Today, federal agencies are dealing with the same challenges as private enterprises: an exploding demand for immediate service, a burgeoning skills shortage, ongoing cyberattacks and legacy infrastructure. The result: They’re embracing accelerated transformation like never before. “In the last five years, I’ve enjoyed seeing how the government has changed dramatically, from doing the status quo to driving the leading edge,” says Brian Boardman, IBM Consulting Federal Salesforce Practice leader.

Over his three-decade career, Boardman has worked with commercial and government entities to achieve their digital transformation goals. As he dedicates more time to federal agencies, he’s noticing a concerted effort by them to improve how they operate, with a clear motivating factor: increase customer satisfaction.

Government agencies are looking to transform themselves — not only in their applications, but in a lot of their business processes,” Boardman says. “The biggest focus I see is around usability. The federal government is actually requiring agencies to report on customer satisfaction on an annual basis.
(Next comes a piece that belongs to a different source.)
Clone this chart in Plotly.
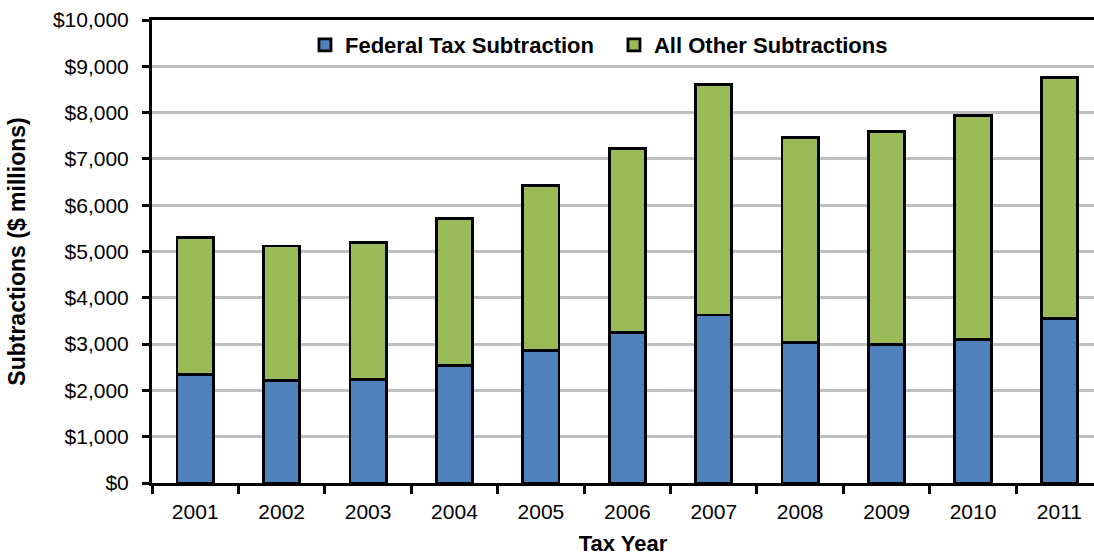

And it’s all driven by the constituents.” As federal agencies accelerate their own transformation journeys, here are four practices other governments (and commercial organizations) can adopt.
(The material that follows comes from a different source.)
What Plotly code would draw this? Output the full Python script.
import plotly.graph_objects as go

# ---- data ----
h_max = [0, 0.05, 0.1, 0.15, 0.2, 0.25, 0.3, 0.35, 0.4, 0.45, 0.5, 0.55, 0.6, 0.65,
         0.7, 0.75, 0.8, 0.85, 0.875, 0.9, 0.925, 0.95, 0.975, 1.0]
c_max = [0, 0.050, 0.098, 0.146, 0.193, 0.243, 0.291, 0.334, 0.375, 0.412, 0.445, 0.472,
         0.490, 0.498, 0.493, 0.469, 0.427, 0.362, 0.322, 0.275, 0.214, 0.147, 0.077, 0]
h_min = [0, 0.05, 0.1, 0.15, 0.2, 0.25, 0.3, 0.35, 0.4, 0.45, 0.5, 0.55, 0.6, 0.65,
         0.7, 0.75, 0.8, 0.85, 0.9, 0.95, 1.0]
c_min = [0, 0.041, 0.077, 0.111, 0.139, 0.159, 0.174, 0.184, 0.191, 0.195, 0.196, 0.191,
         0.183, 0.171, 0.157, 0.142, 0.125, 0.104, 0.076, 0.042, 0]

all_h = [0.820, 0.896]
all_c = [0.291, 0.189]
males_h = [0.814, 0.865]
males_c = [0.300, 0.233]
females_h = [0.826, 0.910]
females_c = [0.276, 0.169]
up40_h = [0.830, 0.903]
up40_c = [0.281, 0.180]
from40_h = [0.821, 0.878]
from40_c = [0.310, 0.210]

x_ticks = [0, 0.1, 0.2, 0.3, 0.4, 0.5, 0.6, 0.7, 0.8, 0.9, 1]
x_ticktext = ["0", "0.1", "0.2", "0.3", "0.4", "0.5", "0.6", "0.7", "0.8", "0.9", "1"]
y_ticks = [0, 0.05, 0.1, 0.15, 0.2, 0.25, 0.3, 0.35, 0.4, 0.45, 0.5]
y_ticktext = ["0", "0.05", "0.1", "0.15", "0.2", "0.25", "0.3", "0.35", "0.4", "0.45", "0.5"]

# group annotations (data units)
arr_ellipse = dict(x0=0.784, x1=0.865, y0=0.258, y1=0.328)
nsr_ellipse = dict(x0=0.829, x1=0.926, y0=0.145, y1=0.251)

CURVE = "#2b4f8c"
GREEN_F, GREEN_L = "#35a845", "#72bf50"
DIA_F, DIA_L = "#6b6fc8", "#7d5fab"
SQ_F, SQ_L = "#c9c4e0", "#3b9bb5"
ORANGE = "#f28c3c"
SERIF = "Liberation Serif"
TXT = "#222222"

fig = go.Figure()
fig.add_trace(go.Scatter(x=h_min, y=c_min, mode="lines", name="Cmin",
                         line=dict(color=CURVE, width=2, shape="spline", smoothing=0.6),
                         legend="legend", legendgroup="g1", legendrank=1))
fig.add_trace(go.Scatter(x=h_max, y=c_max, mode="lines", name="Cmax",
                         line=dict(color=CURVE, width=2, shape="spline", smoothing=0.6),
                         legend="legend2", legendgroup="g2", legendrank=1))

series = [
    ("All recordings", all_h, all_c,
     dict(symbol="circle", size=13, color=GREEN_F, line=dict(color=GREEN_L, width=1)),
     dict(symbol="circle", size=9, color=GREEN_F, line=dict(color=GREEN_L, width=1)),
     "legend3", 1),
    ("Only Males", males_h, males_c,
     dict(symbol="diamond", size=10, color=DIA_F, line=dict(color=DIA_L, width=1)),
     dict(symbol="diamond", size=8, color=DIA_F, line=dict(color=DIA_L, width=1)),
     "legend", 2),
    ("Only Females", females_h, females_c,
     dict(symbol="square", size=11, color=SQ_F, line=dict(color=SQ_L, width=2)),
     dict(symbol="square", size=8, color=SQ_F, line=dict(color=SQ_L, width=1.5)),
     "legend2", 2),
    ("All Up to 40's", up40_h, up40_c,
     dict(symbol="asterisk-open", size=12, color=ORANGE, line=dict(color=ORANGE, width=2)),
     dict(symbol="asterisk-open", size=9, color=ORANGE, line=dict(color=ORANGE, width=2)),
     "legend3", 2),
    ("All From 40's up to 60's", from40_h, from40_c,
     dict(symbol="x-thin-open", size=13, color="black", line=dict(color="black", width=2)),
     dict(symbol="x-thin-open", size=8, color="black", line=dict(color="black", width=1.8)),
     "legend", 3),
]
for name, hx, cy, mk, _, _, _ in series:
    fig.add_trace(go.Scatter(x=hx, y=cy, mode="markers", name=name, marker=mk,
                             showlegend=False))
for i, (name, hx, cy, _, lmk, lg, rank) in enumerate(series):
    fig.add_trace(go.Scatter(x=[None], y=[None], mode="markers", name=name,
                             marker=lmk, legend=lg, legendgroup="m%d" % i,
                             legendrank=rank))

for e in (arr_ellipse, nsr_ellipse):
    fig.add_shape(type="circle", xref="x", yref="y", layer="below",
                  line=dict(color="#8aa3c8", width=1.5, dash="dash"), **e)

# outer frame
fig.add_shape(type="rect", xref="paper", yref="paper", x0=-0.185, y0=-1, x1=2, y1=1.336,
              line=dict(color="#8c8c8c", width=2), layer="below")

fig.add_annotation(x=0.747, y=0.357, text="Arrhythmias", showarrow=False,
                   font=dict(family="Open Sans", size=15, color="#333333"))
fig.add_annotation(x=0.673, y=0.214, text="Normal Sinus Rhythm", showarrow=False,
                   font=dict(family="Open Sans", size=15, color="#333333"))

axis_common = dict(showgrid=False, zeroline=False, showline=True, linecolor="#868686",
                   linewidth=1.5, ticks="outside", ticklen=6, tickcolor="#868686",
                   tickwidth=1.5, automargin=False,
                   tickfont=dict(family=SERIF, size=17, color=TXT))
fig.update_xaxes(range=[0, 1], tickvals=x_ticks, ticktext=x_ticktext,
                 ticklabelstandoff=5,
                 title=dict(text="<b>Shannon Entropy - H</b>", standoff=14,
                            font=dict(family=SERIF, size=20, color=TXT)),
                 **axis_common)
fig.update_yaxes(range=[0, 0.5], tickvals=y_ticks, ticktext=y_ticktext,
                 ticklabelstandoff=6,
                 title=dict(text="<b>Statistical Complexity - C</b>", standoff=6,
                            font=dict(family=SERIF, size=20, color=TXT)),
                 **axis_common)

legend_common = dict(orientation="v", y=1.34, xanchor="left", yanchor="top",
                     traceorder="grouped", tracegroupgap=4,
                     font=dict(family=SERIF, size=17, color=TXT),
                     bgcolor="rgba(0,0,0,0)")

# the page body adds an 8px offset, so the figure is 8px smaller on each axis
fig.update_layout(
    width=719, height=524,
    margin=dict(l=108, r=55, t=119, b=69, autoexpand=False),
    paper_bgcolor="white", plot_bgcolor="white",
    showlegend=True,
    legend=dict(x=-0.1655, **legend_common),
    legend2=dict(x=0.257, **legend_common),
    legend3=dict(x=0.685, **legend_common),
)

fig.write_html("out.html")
Improve employee experience with human-centered design

Organizations striving to enhance customer experience (CX) are likely to be more successful in their transformation journeys if they improve employee experience (EX). This is a big focus area for the federal government, given the size of its workforce. “Remember, those employees are the same group of people that are the citizen consumers on the other end of it,” Boardman says. “If you treat what you’re building for employees the same as what you build for customers, it becomes a much better environment for everyone.”
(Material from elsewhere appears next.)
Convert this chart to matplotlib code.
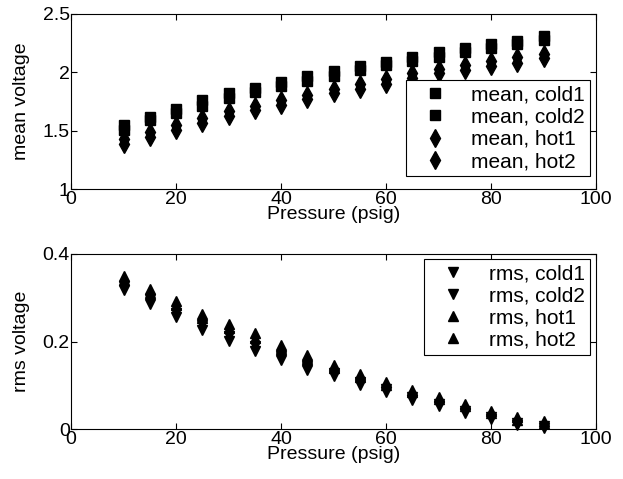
import matplotlib
matplotlib.use("Agg")
import matplotlib.pyplot as plt
import numpy as np

plt.rcParams["font.family"] = ["Liberation Sans", "DejaVu Sans"]
plt.rcParams["font.size"] = 14

pressure = [10, 15, 20, 25, 30, 35, 40, 45, 50, 55, 60, 65, 70, 75, 80, 85, 90]

mean_cold1 = [1.55, 1.62, 1.69, 1.76, 1.82, 1.87, 1.92, 1.97, 2.01, 2.05, 2.09,
              2.13, 2.17, 2.21, 2.24, 2.27, 2.31]
mean_cold2 = [1.51, 1.59, 1.65, 1.71, 1.78, 1.83, 1.88, 1.93, 1.97, 2.02, 2.06,
              2.10, 2.13, 2.17, 2.21, 2.24, 2.28]
mean_hot1 = [1.43, 1.49, 1.55, 1.61, 1.67, 1.71, 1.76, 1.81, 1.86, 1.90, 1.94,
             1.99, 2.03, 2.06, 2.10, 2.13, 2.16]
mean_hot2 = [1.39, 1.45, 1.51, 1.57, 1.63, 1.68, 1.72, 1.77, 1.82, 1.86, 1.90,
             1.95, 1.99, 2.02, 2.05, 2.08, 2.12]

rms_cold1 = [0.327, 0.296, 0.266, 0.237, 0.212, 0.190, 0.167, 0.145, 0.128, 0.107,
             0.091, 0.073, 0.058, 0.042, 0.028, 0.015, 0.007]
rms_cold2 = [0.317, 0.286, 0.256, 0.227, 0.202, 0.179, 0.157, 0.136, 0.121, 0.100,
             0.085, 0.067, 0.053, 0.037, 0.023, 0.010, 0.003]
rms_hot1 = [0.340, 0.310, 0.283, 0.253, 0.230, 0.209, 0.183, 0.160, 0.140, 0.119,
            0.101, 0.084, 0.068, 0.052, 0.036, 0.022, 0.014]
rms_hot2 = [0.350, 0.319, 0.293, 0.263, 0.240, 0.219, 0.193, 0.170, 0.146, 0.125,
            0.107, 0.090, 0.073, 0.057, 0.041, 0.027, 0.019]


def style_axes(ax):
    ax.tick_params(direction="in", top=True, right=True, length=4, width=0.8,
                   labelsize=14, pad=1)
    for s in ax.spines.values():
        s.set_linewidth(0.8)
    ax.set_xlim(0, 100)
    ax.set_xticks([0, 20, 40, 60, 80, 100])
    ax.set_xlabel("Pressure (psig)", labelpad=-1)


def legend(ax, **kw):
    leg = ax.legend(frameon=True, fancybox=False, framealpha=1, edgecolor="black",
                    borderpad=0.25, labelspacing=0.15, handletextpad=0.6,
                    handlelength=2.3, borderaxespad=0, fontsize=15, **kw)
    leg.get_frame().set_linewidth(0.8)
    return leg


fig = plt.figure(figsize=(6.23, 4.79), dpi=100)
ax_mean = fig.add_axes([0.114, 0.605, 0.843, 0.366])
ax_rms = fig.add_axes([0.114, 0.104, 0.843, 0.366])

ax_mean.plot(pressure, mean_cold1, "ks", markersize=7, label="mean, cold1")
ax_mean.plot(pressure, mean_cold2, "ks", markersize=7, label="mean, cold2")
ax_mean.plot(pressure, mean_hot1, "kd", markersize=9, label="mean, hot1")
ax_mean.plot(pressure, mean_hot2, "kd", markersize=9, label="mean, hot2")
style_axes(ax_mean)
ax_mean.set_ylim(1, 2.5)
ax_mean.set_yticks([1, 1.5, 2, 2.5])
ax_mean.set_yticklabels(["1", "1.5", "2", "2.5"])
ax_mean.set_ylabel("mean voltage", labelpad=9)
legend(ax_mean, loc="lower right", bbox_to_anchor=(0.989, 0.074))

ax_rms.plot(pressure, rms_cold1, "kv", markersize=7, label="rms, cold1", clip_on=False)
ax_rms.plot(pressure, rms_cold2, "kv", markersize=7, label="rms, cold2", clip_on=False)
ax_rms.plot(pressure, rms_hot1, "k^", markersize=7, label="rms, hot1", clip_on=False)
ax_rms.plot(pressure, rms_hot2, "k^", markersize=7, label="rms, hot2", clip_on=False)
style_axes(ax_rms)
ax_rms.set_ylim(0, 0.4)
ax_rms.set_yticks([0, 0.2, 0.4])
ax_rms.set_yticklabels(["0", "0.2", "0.4"])
ax_rms.set_ylabel("rms voltage", labelpad=9)
legend(ax_rms, loc="upper right", bbox_to_anchor=(0.989, 0.971))

fig.savefig("out.png", dpi=100)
The golden rule is to make an application easy and intuitive; when you put usability first, you’ll see a higher adoption rate. “The government has realized a lot of applications and sites they have are not conducive to the population, especially the younger generations. There’s a much bigger expectation around usability and how things look — not just how they function,” Boardman says. Government workers want to spend more time using their work tools and less time figuring out how to use them.

In a Gartner survey, employers that embraced human-centered design saw workforce fatigue go down by as much as 44% and performance improve by up to 28%. Today, Boardman says federal agencies are leveraging technologies like AI and business process automation to improve EX.

Explore agile practices and co-creation

Gone are the days when organizations could start a project one year and wait several more to have something to show for it. “Candidly, every single one of the things we’re doing is on a two-week sprint cycle,” Boardman says. Much of that is thanks to Agile methodology, which ditches longer-term software development life cycles in favor of nimble teams, daily stand-ups, week-by-week sprints and continuous collaboration.

But Agile practices aren’t just about speed. The big payoff is customer satisfaction. Boardman recalls the time a U.S. Army client needed a new tool to help with logistics. The military worker received a proof of concept in less than three weeks, and it was better than he had originally hoped for. “People in the federal government are really collaborative, and that’s what makes working with them a positive thing,” Boardman says. “They want you to be bringing new ideas to them, and showing them what the art of the possible could look like.”

Uphold the highest standards on AI ethics and data

According to a recent survey from the IBM Institute for Business Value, 75% of corporate executives rank AI ethics as an important issue, but most believe that their own organizations fall short. Government organizations have to be much more careful with data and AI than the typical company, given the vital and sensitive nature of much of what they do.

As concerns about data and online privacy continue to rise, organizations, both government and commercial, need to approach data less like Silicon Valley and more like the Pentagon. “The federal government are rule makers and rule followers,” Boardman says. “They have data security officers engaged in these conversations.”

Embrace a sense of mission

According to several recent studies, including this 2019 study from Harvard Business Review, purpose-driven organizations steadily outperform less motivated ones in everything from company growth to consumer loyalty. When employees have a sense of mission, innovation goes up, and nothing drives a sense of mission more than realizing shared goals. “Most of the people I’ve worked with in the government are trying to make the country better, not worse,” Boardman says. “Everyone wants to be productive. They want to do something that adds value.” With fast turnarounds fueled by digital transformation, he says, “appreciation and the accolades across the team come much more frequently. That’s a high motivational factor, especially for employees who are leading the work.”